Most of the changes point to increased market and price volatility, the Bentek report said. Increased production, including unexpected increases in some older basins, is straining pipeline capacity, and bottlenecks are developing. The decline in the more stable industrial demand and increase in weather-dependent power generation increases the potential for volatility. And there could be a very precipitous price drop this summer if there is not more cold weather in February and March or an early hot summer to draw down storage.
"The bottom line of this study is volatility," noted Rusty Braziel, managing director of Bentek. "Our analysis of supply and demand is based on detailed gas flow information at almost 20,000 individual points across the pipeline grid that we derive from Bentek's Pipe2Pipe Gas Transportation Intelligence Service. We drill down into this data to reveal the most important natural gas supply, demand, transportation and storage developments. This year, all roads lead to the potential for high volatility."
"Almost 1 Bcf/d of incremental production came out of the western basins last year," Bennett said. This was led by a 16% increase in the Uinta and Piceance basins to 1.6 Bcf/d. Gas flows out of the Green River Basin were up 3% to 3.7 Bcf/d with volumes at 3.9 Bcf/d in December. Production in the Wind River Basin rose 6% to 0.7 Bcf/d, and the San Juan Basin was up about 0.1% to 4.2 Bcf/d.
Outside of the Rockies, the Fort Worth area had a 17.2% or 232 Bcf production increase, East Texas production was up 10.8% or 358 Bcf, the Arkansas-Louisiana region was up 9.5% or 125 Bcf, and Arkoma production increased 4% or 51 Bcf. The production decline offshore was 17.8% or nearly 2 Tcf, including the slightly more than half a Tcf of production lost due to hurricanes.
Bentek's tally of production gains and losses shows that production directed to the East and midwestern markets, including Gulf of Mexico gas, showed a decline of about 1.2 Tcf, while producing areas feeding western markets increased output by 360 Bcf.
Demand growth ran contrary to production trends with demand in the Northeast and Midwest each increasing 14%, followed by the Southeast at 11% and Texas by 5%. Demand in the West was flat.

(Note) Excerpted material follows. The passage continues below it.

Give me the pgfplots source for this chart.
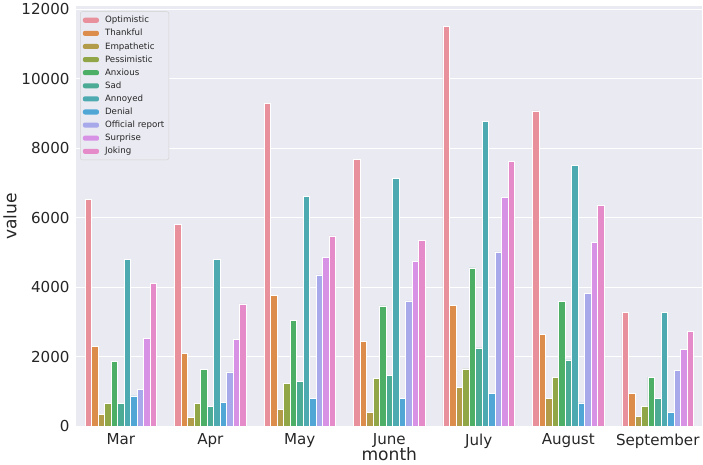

Net imports rose about 6% in 2005 to an average 7.9 Bcf/d compared to 7.5 Bcf/d in 2004, Bentek said. This includes a 2% rise in imports from Canada and a 26% drop in exports to Mexico. LNG imports declined minimally by about 4% or 0.1 Bcf/d with the Lake Charles, LA terminal showing the greatest decline at -38%. Elba Island, GA had the greatest increase, up 26%.